Developer Tools

trunk/e2584b2554d11fda4998a8d2be6145b0eded5049: [ROCm] Enable rocSHMEM (#173518)

A major PyTorch commit enables symmetric memory operations on AMD hardware, fixing 20+ issues.

Deep Dive

The PyTorch development team has successfully merged a foundational pull request (PR #173518) that ports NVSHMEM-based symmetric memory collective operations to AMD's ROCm platform by integrating rocSHMEM. This technical achievement enables PyTorch's existing `torch.ops.symm_mem.*` application programming interfaces (APIs) to function natively on AMD GPUs, eliminating a key software barrier. The ported operations are critical for high-performance distributed training and include point-to-point functions (`put`, `get`), collective operations (`broadcast`, `all_to_all`), and specialized 2D AllToAllv variants designed for efficient Mixture-of-Experts (MoE) model architectures.

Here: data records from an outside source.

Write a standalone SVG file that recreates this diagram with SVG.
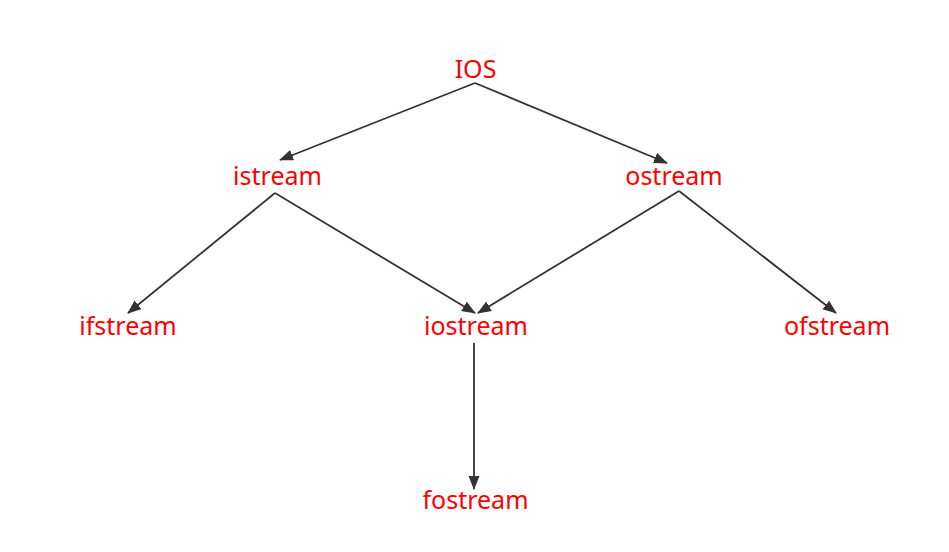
<svg xmlns="http://www.w3.org/2000/svg" width="949" height="552" viewBox="0 0 949 552">
<style>
text{font-family:"Noto Sans","Open Sans","Liberation Sans",sans-serif;font-size:25px;fill:#f00;text-anchor:middle}
.c{stroke:#333;stroke-width:1.8;fill:none;marker-end:url(#a)}
</style>
<defs>
<marker id="a" markerWidth="14" markerHeight="12" refX="13" refY="5.5" orient="auto" markerUnits="userSpaceOnUse">
<path d="M0,0 L14,5.5 L0,11 Z" fill="#333"/>
</marker>
</defs>
<rect width="949" height="552" fill="#fff"/>
<g id="connectors">
<path class="c" d="M475,83 L280,160"/>
<path class="c" d="M475,83 L667,163"/>
<path class="c" d="M275,193 L128,313"/>
<path class="c" d="M275,193 L475,313"/>
<path class="c" d="M679,191 L478,313"/>
<path class="c" d="M679,191 L836,313"/>
<path class="c" d="M474,343 L474,489"/>
</g>
<g id="ios"><text x="475.5" y="78">IOS</text></g>
<g id="istream"><text x="277.5" y="185">istream</text></g>
<g id="ostream"><text x="674" y="185">ostream</text></g>
<g id="ifstream"><text x="128" y="335">ifstream</text></g>
<g id="iostream"><text x="476" y="335">iostream</text></g>
<g id="ofstream"><text x="837" y="335">ofstream</text></g>
<g id="fostream"><text x="475.5" y="509">fostream</text></g>
</svg>
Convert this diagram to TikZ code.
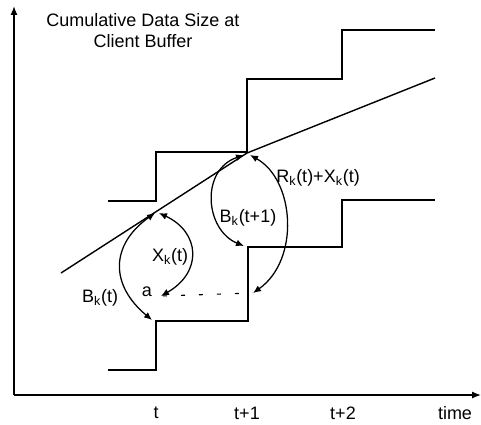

Key engineering decisions were required due to architectural differences between NVIDIA's and AMD's platforms. Instead of cluttering the existing NVSHMEM code with conditional compilation statements (`#ifdef`), the team created a separate `rocshmem_extension.cu` file. This was necessary because rocSHMEM requires relocatable device code compilation (`-fgpu-rdc`), while the rest of PyTorch's HIP code does not. Furthermore, the lack of a grid-wide synchronization primitive in rocSHMEM (compared to NVSHMEM's `nvshmemx_collective_launch`) necessitated a separate, single-block kernel to safely write output offsets after data exchange, preventing race conditions. A hipification layer maps host API calls, allowing higher-level management code to remain largely backend-agnostic.

This integration resolves more than 20 specific GitHub issues related to ROCm support for these memory operations, marking a substantial milestone in maturing the AI software stack for AMD hardware. It directly benefits developers and researchers aiming to run large-scale, distributed PyTorch workloads on AMD Instinct GPUs, providing them with performant, standardized APIs for symmetric memory access that were previously exclusive to NVIDIA systems.

Key Points
  • Enables PyTorch's `torch.ops.symm_mem.*` APIs on AMD GPUs via rocSHMEM integration, porting key collective operations.
  • Uses a separate compilation unit to handle rocSHMEM's requirement for relocatable device code (`-fgpu-rdc`), avoiding build contamination.
  • Fixes over 20 specific GitHub issues, significantly improving ROCm's compatibility for distributed training and MoE model workloads.

Why It Matters

This reduces vendor lock-in for AI training, giving teams a viable, performant PyTorch path on AMD hardware for large models.